This is not the most remarkable observation of all time by Ray Dalio, that the Federal Reserve interest rate rises are reducing asset prices. For the point and purpose of the Fed’s reducing interest rates – and that QE – during the recent unpleasantness was to raise asset prices. Now that’s all over things should return to normal, including the inflationary effects of that increase in the money supply upon asset prices. This isn’t a mistake nor an oversight, it’s the point:
Hedge fund billionaire Ray Dalio argued Thursday that the Federal Reserve has raised rates to a point where they’re hurting asset prices.
The central bank needs to start looking at monetary policy’s impact on asset prices before economic conditions, Dalio said, adding he would err on the side of caution on rate hikes.
Well, part of the point is to lower those asset prices so they are indeed looking, aren’t they?
Dalio, the founder of Bridgewater Associates, the world’s largest hedge fund, made those remarks in an interview with CNBC Thursday morning.
“We’re in a situation right now that the Fed will have to look at asset prices before they look at economic activity,” he said. “It’s a difficult position.”

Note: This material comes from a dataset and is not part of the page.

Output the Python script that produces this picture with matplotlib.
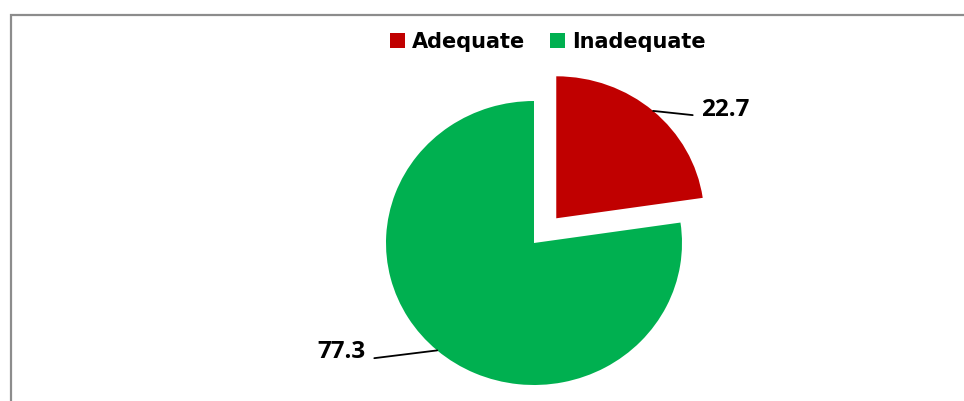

Just for the slow on the uptake or Democrats. Back when everything was falling apart the Fed lowered interest rates, then instituted QE. The purpose here was to lower the yield on safe assets like Treasuries. Lowering the yield is the same as raising the price. The aim being to get people to move out along the risk/yield curve and go and invest in riskier assets in search of that yield. This would boost investment in the real economy and thus bring to an end the falling apart bit.
We can say the same thing another way around, they deliberately made assets more valuable. That means there’s greater incentive to go create these more valuable assets, we get that rise in investment and troubles fall away.
Great, that all worked and yes, QE did work. Any complaint that it just raised asset prices is silly, for the raising was the point. But it has worked. Unemployment is down at generational lows, the economy is booming – actually, in fiscal terms, perhaps a little overstimulated. At which point yes, the Fed should be reversing their earlier actions. The Fed should be raising interest rates to bring asset prices down again. Once more, this is not an error nor an oversight, it’s the point.